Ad arricchire la succulenta proposta di queste giornate cinematografiche è anche “One second“, che segna un ritorno alla grande per il prolifico regista cinese Zhang Yimou (La strada verso casa, Lettere di uno sconosciutoe il meraviglioso Lanterne Rosse): una profonda, delicata e anche commovente dichiarazione d’amore al cinema, alla “macchina dei sogni”.
Racconta di Zhang (Zhang Yi), evaso da un campo di lavoro forzato per poter rivedere la figlia impressa su uno dei fotogrammi di un cinegiornale.

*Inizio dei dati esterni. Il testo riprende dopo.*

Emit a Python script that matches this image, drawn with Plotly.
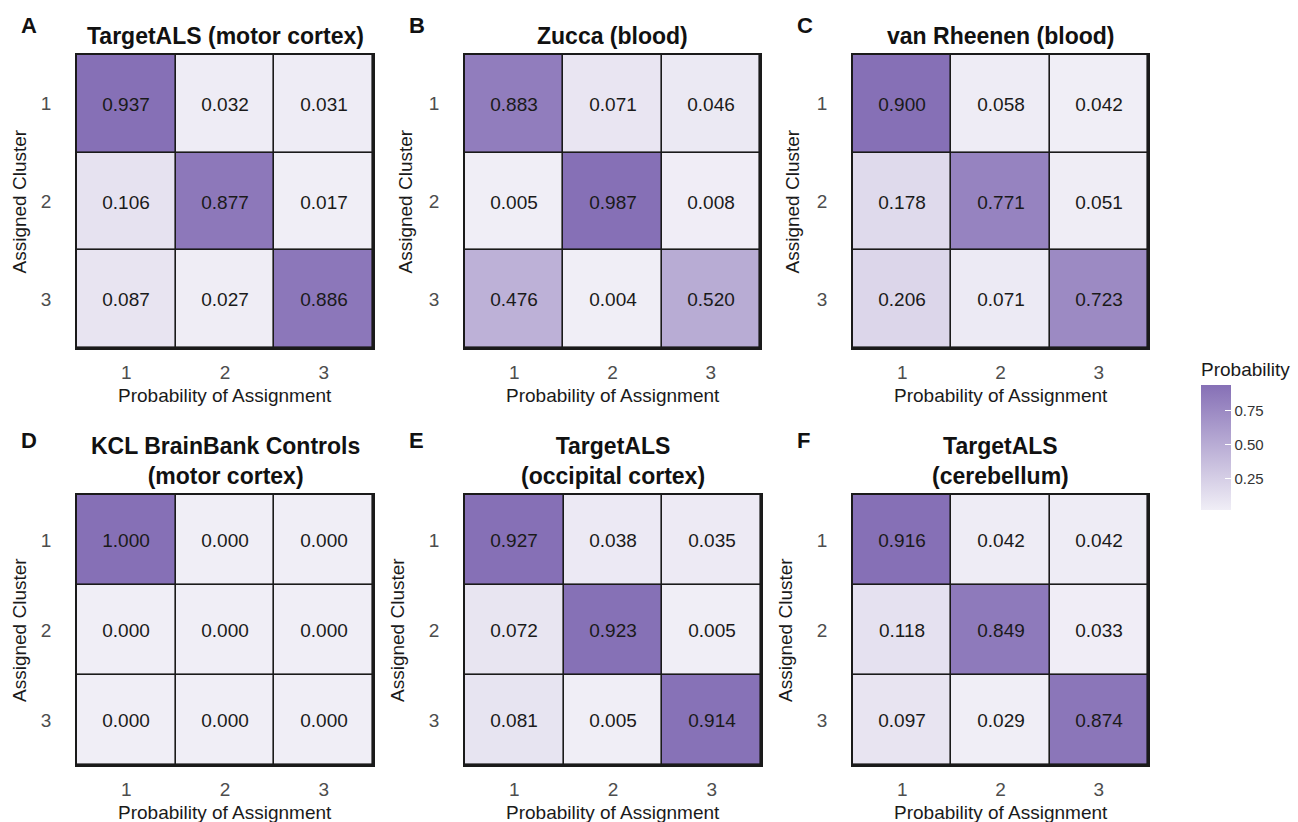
import plotly.graph_objects as go

W, H = 1298, 822

# Cluster labels shared by every panel
clusters = ["1", "2", "3"]

# Rows: assigned cluster, columns: probability of assignment to each cluster
z_a = [[0.937, 0.032, 0.031], [0.106, 0.877, 0.017], [0.087, 0.027, 0.886]]
z_b = [[0.883, 0.071, 0.046], [0.005, 0.987, 0.008], [0.476, 0.004, 0.520]]
z_c = [[0.900, 0.058, 0.042], [0.178, 0.771, 0.051], [0.206, 0.071, 0.723]]
z_d = [[1.000, 0.000, 0.000], [0.000, 0.000, 0.000], [0.000, 0.000, 0.000]]
z_e = [[0.927, 0.038, 0.035], [0.072, 0.923, 0.005], [0.081, 0.005, 0.914]]
z_f = [[0.916, 0.042, 0.042], [0.118, 0.849, 0.033], [0.097, 0.029, 0.874]]

titles = [
    "TargetALS (motor cortex)",
    "Zucca (blood)",
    "van Rheenen (blood)",
    "KCL BrainBank Controls<br>(motor cortex)",
    "TargetALS<br>(occipital cortex)",
    "TargetALS<br>(cerebellum)",
]
letters = ["A", "B", "C", "D", "E", "F"]
matrices = [z_a, z_b, z_c, z_d, z_e, z_f]

FONT = "Liberation Sans, Arial, sans-serif"
LOW, HIGH = "#F0EEF6", "#8670B6"
scale = [[0, LOW], [1, HIGH]]

# Plot-area boxes in pixels: (left, top, right, bottom)
boxes = [
    (77, 55, 373, 348), (465, 55, 760, 348), (853, 55, 1148, 348),
    (77, 495, 373, 765), (465, 495, 761, 765), (853, 495, 1148, 765),
]
ytitle_x = [19, 405, 792, 19, 397, 785]


def px_x(v):
    return v / W


def px_y(v):
    return 1 - v / H


fig = go.Figure()
annotations = []

for i, (z, box) in enumerate(zip(matrices, boxes)):
    l, t, r, b = box
    ax = "" if i == 0 else str(i + 1)
    flat = [v for row in z for v in row]
    trace = go.Heatmap(
        z=z, x=clusters, y=clusters,
        colorscale=scale, zmin=min(flat), zmax=max(flat),
        xgap=1.6, ygap=1.6,
        texttemplate="%{z:.3f}",
        textfont=dict(family=FONT, size=19, color="#1a1a1a"),
        xaxis="x" + ax, yaxis="y" + ax,
        showscale=(i == 0),
        hoverinfo="skip",
    )
    if i == 0:
        trace.colorbar = dict(
            title=dict(text="Probability", side="top",
                       font=dict(family=FONT, size=19, color="#1a1a1a")),
            x=px_x(1201), xanchor="left",
            y=px_y(510), yanchor="bottom",
            len=151 / H, lenmode="fraction",
            thickness=30, outlinewidth=0,
            tickvals=[0.25, 0.50, 0.75], ticktext=["0.25", "0.50", "0.75"],
            ticks="inside", ticklen=6, tickcolor="white",
            tickfont=dict(family=FONT, size=15, color="#333333"),
            ypad=0, xpad=0,
        )
    fig.add_trace(trace)

    axis_common = dict(
        type="category", showgrid=False, zeroline=False,
        showline=True, mirror=True, linecolor="#1a1a1a", linewidth=1.6,
        tickfont=dict(family=FONT, size=19, color="#4d4d4d"),
        ticks="",
    )
    fig.update_layout(**{
        "xaxis" + ax: dict(axis_common, domain=[px_x(l), px_x(r)],
                            anchor="y" + ax, ticklabelstandoff=6),
        "yaxis" + ax: dict(axis_common, domain=[px_y(b), px_y(t)],
                            anchor="x" + ax, autorange="reversed",
                            ticklabelstandoff=20),
    })

    cx = (l + r) / 2
    # panel title
    annotations.append(dict(
        text="<b>" + titles[i] + "</b>", x=px_x(cx), y=px_y(t - 4),
        xref="paper", yref="paper", xanchor="center", yanchor="bottom",
        showarrow=False, font=dict(family=FONT, size=23, color="#111111"),
    ))
    # panel letter
    annotations.append(dict(
        text="<b>" + letters[i] + "</b>", x=px_x(l - 58),
        y=px_y(t - 30 if i < 3 else t - 55),
        xref="paper", yref="paper", xanchor="left", yanchor="middle",
        showarrow=False, font=dict(family=FONT, size=22, color="#111111"),
    ))
    # x axis title
    annotations.append(dict(
        text="Probability of Assignment", x=px_x(cx), y=px_y(b + 47),
        xref="paper", yref="paper", xanchor="center", yanchor="middle",
        showarrow=False, font=dict(family=FONT, size=19, color="#1a1a1a"),
    ))
    # y axis title
    annotations.append(dict(
        text="Assigned Cluster", x=px_x(ytitle_x[i]), y=px_y((t + b) / 2),
        xref="paper", yref="paper", xanchor="center", yanchor="middle",
        textangle=-90, showarrow=False,
        font=dict(family=FONT, size=19, color="#1a1a1a"),
    ))

fig.update_layout(
    width=W, height=H,
    margin=dict(l=0, r=0, t=0, b=0),
    paper_bgcolor="white", plot_bgcolor="#1a1a1a",
    annotations=annotations,
    font=dict(family=FONT),
)

fig.write_html("out.html")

Zhang vaga per giorni nello sconfinato deserto per arrivare ad un villaggio dove il cinegiornale 22 verrà proiettato prima del film Heroic Sons and Daughters.
Poco prima della proiezione, però, la pizza viene rubata dall’orfana Liu (Liu Haocun), una ragazzina a cui serve la pellicola per costruire un paralume per il fratellino e per liberarsi da un gruppo di teppisti. La perde, per poi ritrovarla, e riperderla ancora, mentre al villaggio tutti attendono trepidanti la proiezione del film da parte di Mr. Cinema (Fan Wei), soprannome affettuoso dato al proiezionista. La pellicola viene rovinata per un banale incidente stradale. Sporca e impolverata, viene stesa, lavata e asciugata con cura da Mr. Cinema e tutte le persone lì presenti. Ciò a cui si assiste è un vero e proprio rito “sacro” preparatorio in funzione di una cerimonia che altro non è che la visione collettiva del brevissimo film in una sala cinematografica di fortuna.

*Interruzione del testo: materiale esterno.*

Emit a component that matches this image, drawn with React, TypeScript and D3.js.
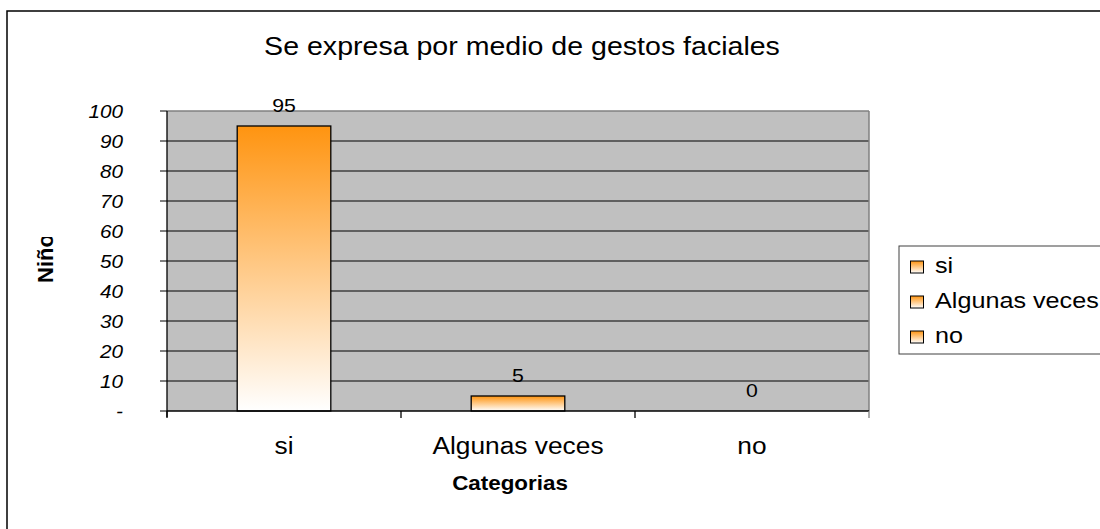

Il cinema più che mai diventa evasione da una realtà opprimente e oscura – quale per il regista era il periodo della Rivoluzione Culturale cinese -, mentre per Zhang quell’unico secondo ha un significato ben più intimo e personale.
“One second” è il Cinema Paradiso del nuovo millennio.
Il regista mostra senza remore quanto la Rivoluzione Culturale in Cina sia stato un periodo segnato da povertà, crisi sociale e sofferenze tra le più atroci: coraggio che è probabile sia stata la causa delle censure che hanno colpito il film e determinato il suo ritiro dalla Berlinale 2019.